Provider Route Requirements
Each provider must allow the leaf VM to forward traffic and must route remote client /32s to the local leaf:
| Provider | Required routing control |
|---|---|
| AWS | Disable source/destination check on the leaf instance or ENI. Route remote client /32s to the leaf ENI in the site route table. |
| Azure | Enable NIC IP forwarding on RR and leaf NICs. Add UDR entries for remote client /32s with next hop set to the leaf private IP. |
| OCI | Enable skip source/destination check on the leaf VNIC. Add route rules for remote client /32s to the leaf private IP target used by the VCN. Allow forwarding in the guest firewall when the image defaults reject FORWARD. |
| PVE | Attach the leaf and client to the intended bridge/VLAN. Add client routes for remote client /32s via the leaf site gateway when the client default gateway is not the leaf. |
Client Matrix
The accepted live gate used these client /32s:
| Site | Client /32 |
|---|---|
| AWS | 10.81.10.20/32 |
| Azure | 10.82.10.20/32 |
| OCI | 10.83.10.20/32 |
| PVE | 10.99.9.10/32 |
Pass criteria were all 12 directed pairs passing ping and SSH:
- AWS
<->Azure - AWS
<->OCI - AWS
<->PVE - Azure
<->OCI - Azure
<->PVE - OCI
<->PVE
Security Boundary
The TCP control API defaults to 127.0.0.1:65432 and loopback-only source
admission. It is still the mutation/control API and does not preserve Unix
socket filesystem-permission semantics; on multi-user hosts, disable it with a
ControlAPI resource using enabled: false and use the Unix socket instead.
RR-side SAM enrollment over a private underlay should declare a
system.routerd.net/v1alpha1 ControlAPI resource with a protected
listenAddress, port: 65432, and a narrow allowCIDRs list such as the leaf
management subnet. 0.0.0.0/0 and ::/0 are rejected; this is not an
Internet-safe listener.
For RR-side HTTP enrollment, prefer adding ControlAPI.spec.tokenFrom and
configuring each leaf SAMEnrollmentClient.spec.controlAPITokenFrom with the
same secret source so submit/fetch calls require both source-CIDR admission and
a bearer token.

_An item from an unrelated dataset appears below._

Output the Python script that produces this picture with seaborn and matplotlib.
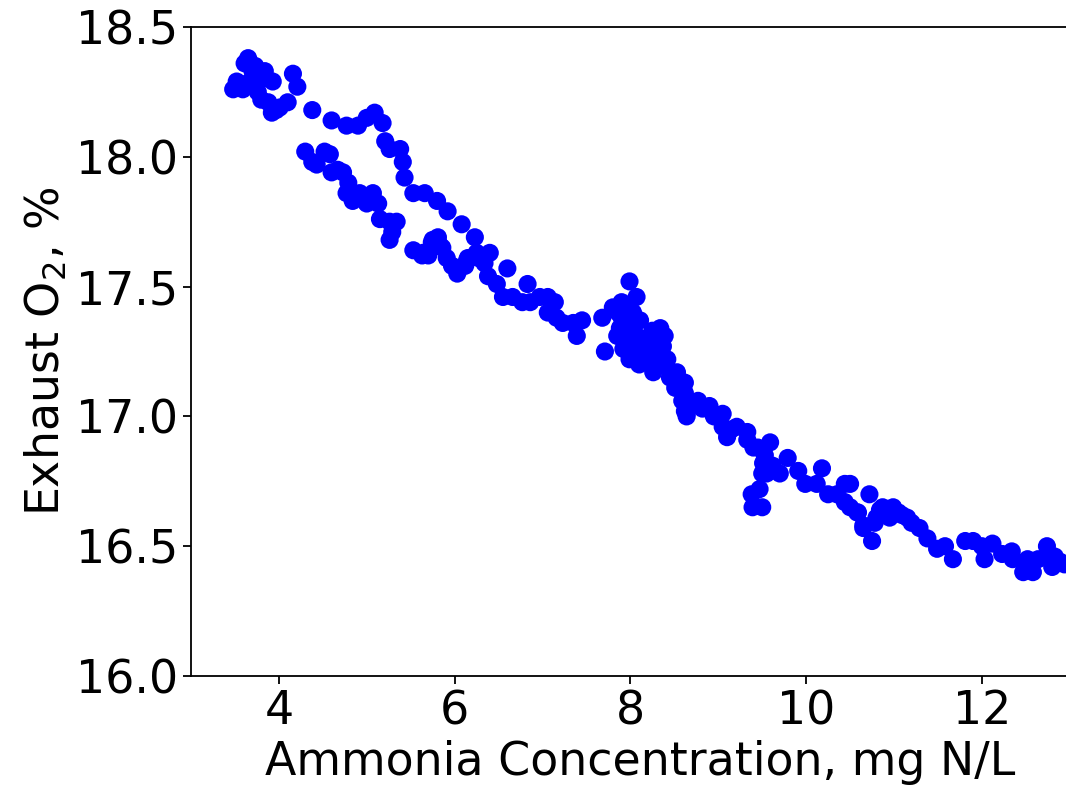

For stronger RR admission, configure
ControlAPI.spec.tls.certFile, keyFile, and clientCAFile, then configure
each leaf SAMEnrollmentClient.spec.controlAPITLS with the RR CA and a
leaf-specific client certificate/key. Source CIDR, bearer token, and mTLS are
additive controls; public Internet exposure still requires a deliberately
designed management plane.
The join token authorizes enrollment requests, not long-term route ownership by itself. The RR still validates claim TTL, HMAC, tunnel address prefixes, endpoint prefixes, duplicate constraints, and MobilityPool /32 ownership before the accepted claim can materialize runtime resources.